Furthermore some of the likely UK proposals  in a renegotiation would undermine the effectiveness and stability of the EU in an even more direct way.

One such proposal is a so called “Red Card”, whereby a minority of National parliaments could veto an EU law, even though that law

+ had already been passed by majority in both the Council of Ministers, where all states, including the UK, would have had a vote, and
+ has been passed by a majority in the European Parliament, where all states including the UK have directly elected MEPs. 

This idea of a Red Card  has won support from the British Foreign Secretary and even from some in the Labour Party.

The Fresh Start Group of 100 Conservative MPs has gone further, and said that an unspecified group of national parliaments should be able to repeal existing EU laws, bypassing the European Parliament and the EUs existing decision making structures.

This “Red Card” would paralyse EU decision making, in ways that might not suit the UK itself. It could also be used by others to block the very measures that the UK itself wants, like the liberalisation of the Services market in the EU.

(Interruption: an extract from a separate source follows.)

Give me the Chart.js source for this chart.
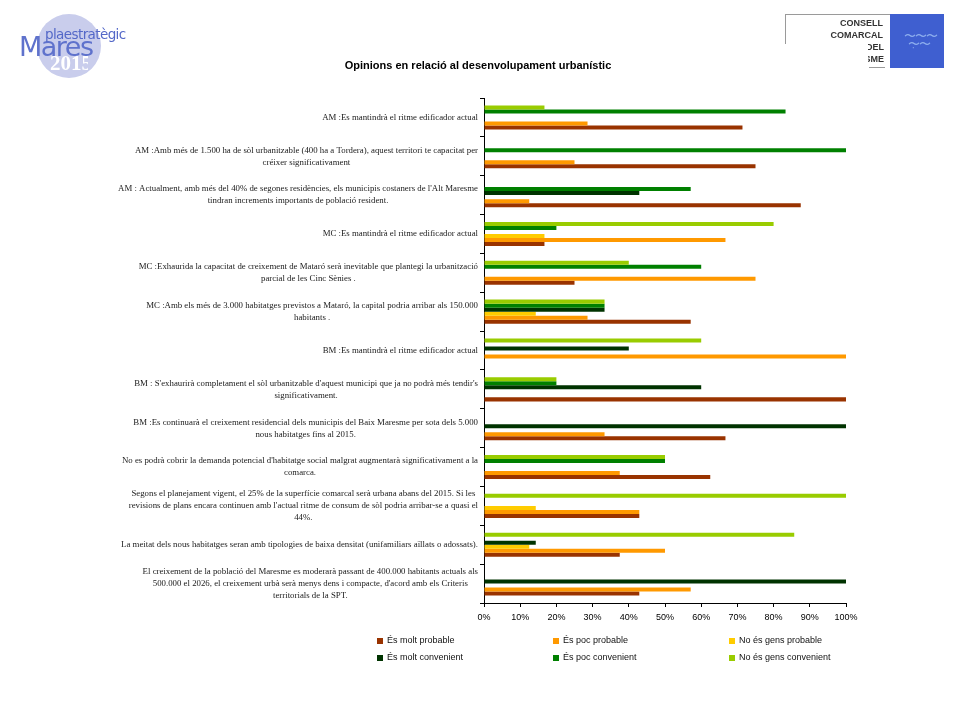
<!DOCTYPE html>
<html>
<head>
<meta charset="utf-8">
<script src="https://cdn.jsdelivr.net/npm/chart.js@4.4.1/dist/chart.umd.min.js"></script>
<style>
  body { margin: 0; background: #fff; }
  #wrap { position: relative; width: 960px; height: 720px; overflow: hidden; }
  #chart { position: absolute; left: 0; top: 0; }
  .title { position: absolute; left: 278px; width: 400px; top: 59px; text-align: center; font: bold 11px "Liberation Sans", Arial, sans-serif; color: #000; }
  .logoL { position: absolute; left: 0; top: 0; width: 200px; height: 90px; }
  .circle { position: absolute; left: 37px; top: 14px; width: 64px; height: 64px; border-radius: 50%; background: #c9cdec; }
  .pla { position: absolute; left: 45px; top: 26px; font: 13.5px "DejaVu Sans", sans-serif; color: #5468c8; letter-spacing: -0.6px; }
  .mares { position: absolute; left: 19px; top: 31px; font: 27px "DejaVu Sans", sans-serif; color: #5f72cc; letter-spacing: -1.5px; }
  .year { position: absolute; left: 50px; top: 51px; font: bold 21px "Liberation Serif", serif; color: #fff; width: 38px; overflow: hidden; white-space: nowrap; }
  .logoR { position: absolute; left: 785px; top: 14px; width: 105px; height: 54px; border-top: 1px solid #9a9a9a; }
  .logoR .edge { position: absolute; left: 0; top: 0; width: 1px; height: 29px; background: #9a9a9a; }
  .logoR .txt { position: absolute; right: 7px; font: bold 9px "Liberation Sans", Arial, sans-serif; color: #333; text-align: right; }
  .clip { position: absolute; left: 83px; width: 16px; overflow: hidden; font: bold 9px "Liberation Sans", Arial, sans-serif; color: #333; }
  .clip span { float: right; white-space: nowrap; }
  .under { position: absolute; left: 84px; top: 52px; width: 16px; height: 1px; background: #9a9a9a; }
  .blue { position: absolute; left: 890px; top: 14px; width: 54px; height: 54px; background: #3f5fd0; }
  .blue span { position: absolute; left: 14px; color: #8fb0ee; font: 12px "DejaVu Sans", sans-serif; letter-spacing: -1px; }
</style>
</head>
<body>
<div id="wrap">
  <canvas id="chart" width="960" height="720"></canvas>
  <div class="title">Opinions en relació al desenvolupament urbanístic</div>
  <div class="logoL">
    <div class="circle"></div>
    <div class="mares">Mares</div>
    <div class="pla">plaestratègic</div>
    <div class="year">2015</div>
  </div>
  <div class="logoR">
    <div class="edge"></div>
    <div class="txt" style="top:3px">CONSELL</div>
    <div class="txt" style="top:15px">COMARCAL</div>
    <div class="clip" style="top:27px"><span>DEL</span></div>
    <div class="clip" style="top:39px"><span>MARESME</span></div>
    <div class="under"></div>
  </div>
  <div class="blue"><span style="top:14px">〜〜〜</span><span style="top:22px;left:18px">〜〜</span><span style="top:30px;left:22px;font-size:8px">·</span></div>
</div>
<script>
// category labels (already split into lines as in the original)
const categories = [
  ["AM :Es mantindrà el ritme edificador actual"],
  ["AM :Amb més de 1.500 ha de sòl urbanitzable (400 ha a Tordera), aquest territori te capacitat per", "créixer significativament"],
  ["AM : Actualment, amb més del 40% de segones residències, els municipis costaners de l'Alt Maresme", "tindran increments importants de població resident."],
  ["MC :Es mantindrà el ritme edificador actual"],
  ["MC :Exhaurida la capacitat de creixement de Mataró serà inevitable que plantegi la urbanització", "parcial de les Cinc Sènies ."],
  ["MC :Amb els més de 3.000 habitatges previstos a Mataró, la capital podria arribar als 150.000", "habitants ."],
  ["BM :Es mantindrà el ritme edificador actual"],
  ["BM : S'exhaurirà completament el sòl urbanitzable d'aquest municipi que ja no podrà més tendir's", "significativament."],
  ["BM :Es continuarà el creixement residencial dels municipis del Baix Maresme per sota dels 5.000", "nous habitatges fins al 2015."],
  ["No es podrà cobrir la demanda potencial d'habitatge social malgrat augmentarà significativament a la", "comarca."],
  ["Segons el planejament vigent, el 25% de la superfície comarcal serà urbana abans del 2015. Si les", "revisions de plans encara continuen amb l'actual ritme de consum de sòl podria arribar-se a quasi el", "44%."],
  ["La meitat dels nous habitatges seran amb tipologies de baixa densitat (unifamiliars aïllats o adossats)."],
  ["El creixement de la població del Maresme es moderarà passant de 400.000 habitants actuals als", "500.000 el 2026, el creixement urbà serà menys dens i compacte, d'acord amb els Criteris", "territorials de la SPT."]
];

// percentages per category
const moltProbable   = [71.4, 75, 87.5, 16.7, 25, 57.1, 0, 100, 66.7, 62.5, 42.9, 37.5, 42.9];
const pocProbable    = [28.6, 25, 12.5, 66.7, 75, 28.6, 100, 0, 33.3, 37.5, 42.9, 50, 57.1];
const gensProbable   = [0, 0, 0, 16.7, 0, 14.3, 0, 0, 0, 0, 14.3, 12.5, 0];
const moltConvenient = [0, 0, 42.9, 0, 0, 33.3, 40, 60, 100, 0, 0, 14.3, 100];
const pocConvenient  = [83.3, 100, 57.1, 20, 60, 33.3, 0, 20, 0, 50, 0, 0, 0];
const gensConvenient = [16.7, 0, 0, 80, 40, 33.3, 60, 20, 0, 50, 100, 85.7, 0];

const xTicks = [0, 10, 20, 30, 40, 50, 60, 70, 80, 90, 100];

// datasets listed top-to-bottom inside each group
const datasets = [
  { label: 'No és gens convenient', data: gensConvenient, backgroundColor: '#99cc00' },
  { label: 'És poc convenient', data: pocConvenient, backgroundColor: '#008000' },
  { label: 'És molt convenient', data: moltConvenient, backgroundColor: '#003300' },
  { label: 'No és gens probable', data: gensProbable, backgroundColor: '#ffcc00' },
  { label: 'És poc probable', data: pocProbable, backgroundColor: '#ff9900' },
  { label: 'És molt probable', data: moltProbable, backgroundColor: '#993300' },
];
const legendOrder = [5, 4, 3, 2, 1, 0];

// multi-line category labels: block right aligned to the axis, lines centred
const yLabels = {
  id: 'yLabels',
  afterDraw(chart) {
    const ctx = chart.ctx;
    const y = chart.scales.y;
    ctx.save();
    ctx.font = '8.8px "Liberation Serif", serif';
    ctx.fillStyle = '#1a1a1a';
    ctx.textAlign = 'center';
    ctx.textBaseline = 'middle';
    const right = y.right - 6;
    categories.forEach((lines, i) => {
      const cy = y.getPixelForTick(i);
      const w = Math.max(...lines.map(l => ctx.measureText(l).width));
      const cx = right - w / 2;
      lines.forEach((l, k) => {
        ctx.fillText(l, cx, cy + (k - (lines.length - 1) / 2) * 12);
      });
    });
    ctx.restore();
  }
};

// legend in a 3 x 2 grid below the axis
const gridLegend = {
  id: 'gridLegend',
  afterDraw(chart) {
    const ctx = chart.ctx;
    const cols = [377, 553, 729];
    const rows = [641, 658];
    ctx.save();
    ctx.font = '9px "Liberation Sans", Arial, sans-serif';
    ctx.textBaseline = 'middle';
    ctx.textAlign = 'left';
    legendOrder.forEach((di, n) => {
      const ds = chart.data.datasets[di];
      const x = cols[n % 3], yy = rows[Math.floor(n / 3)];
      ctx.fillStyle = ds.backgroundColor;
      ctx.fillRect(x, yy - 3, 6, 6);
      ctx.fillStyle = '#111';
      ctx.fillText(ds.label, x + 10, yy);
    });
    ctx.restore();
  }
};

new Chart(document.getElementById('chart'), {
  type: 'bar',
  data: {
    labels: categories.map(c => c.join(' ')),
    datasets: datasets.map(d => Object.assign({ categoryPercentage: 0.62, barPercentage: 1.0, borderWidth: 0 }, d))
  },
  options: {
    indexAxis: 'y',
    responsive: false,
    animation: false,
    layout: { padding: { left: 0, right: 114, top: 98, bottom: 0 } },
    plugins: {
      legend: { display: false },
      tooltip: { enabled: false },
      title: { display: false }
    },
    scales: {
      x: {
        min: 0,
        max: 100,
        afterBuildTicks: s => { s.ticks = xTicks.map(v => ({ value: v })); },
        afterFit: s => { s.height = 117; },
        grid: { drawOnChartArea: false, drawTicks: true, tickLength: 4, color: '#000' },
        border: { color: '#000', width: 1 },
        ticks: {
          padding: 5,
          color: '#000',
          font: { family: '"Liberation Sans", Arial, sans-serif', size: 9 },
          callback: v => v + '%',
          maxRotation: 0
        }
      },
      y: {
        afterFit: s => { s.width = 484; },
        grid: { drawOnChartArea: false, drawTicks: true, tickLength: 4, color: '#000', offset: true },
        border: { color: '#000', width: 1 },
        ticks: { display: false }
      }
    }
  },
  plugins: [yLabels, gridLegend]
});
</script>
</body>
</html>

A provision whereby shifting majorities among national parliaments could by pass the EU’s democratic decision making procedures, and unilaterally repeal settled EU laws and agreements, would undermine the stability of the EU Single market. It would become an instrument for reopening  long settled compromises on which the EU Single market is based, and making them subject populist pressures on an ongoing basis.

Both of these proposals would require a Treaty change, because the role of national parliaments in the EU process is defined in a Protocol to the existing Treaties, and a Protocol has the same legal status as an article in the Treaties themselves. To change the Protocol in question, every one of the 28 member states and the European Parliament would have to agree. 

Another likely UK demand would be to opt out of having the European Court of Justice as the final adjudicator on disputes concerning the meaning of EU agreements on the fight against crime. The UK is likely to demand that these issues be adjudicated instead in national courts, which could mean 28 different interpretations, and many new loopholes through which well advised criminals could evade justice.

If the UK electorate is not satisfied with the terms offered to keep the UK in the EU, and votes that the UK should withdraw from the EU, a new negotiation would start. The purpose of this would be to decide on the terms on which the UK, outside the EU, would have access to the EU for its people, goods, and services. This second negotiation would have to be concluded within two years.

It would be conducted under article 50 of the EU Treaty, which requires a qualified majority in the European Council and a majority in the European Parliament to agree the terms to be granted to a country withdrawing from the EU. It is likely that such terms would include a continuing financial contribution to the EU budget, in return for UK access to the EU single market.

In the event no agreement being reached within the two year deadline, the UK would be out of the EU, and automatically subject to restrictions and tariffs on its exports to EU countries of goods and services. Customs posts would have to be reintroduced on the border in Ireland and at cross channel ports.

Furthermore, if the UK, then outside the EU, wanted to restrict immigration from the EU, it would have to introduce passport controls on the Irish border, a measure that would undermine the work done to promote peace and reconciliation.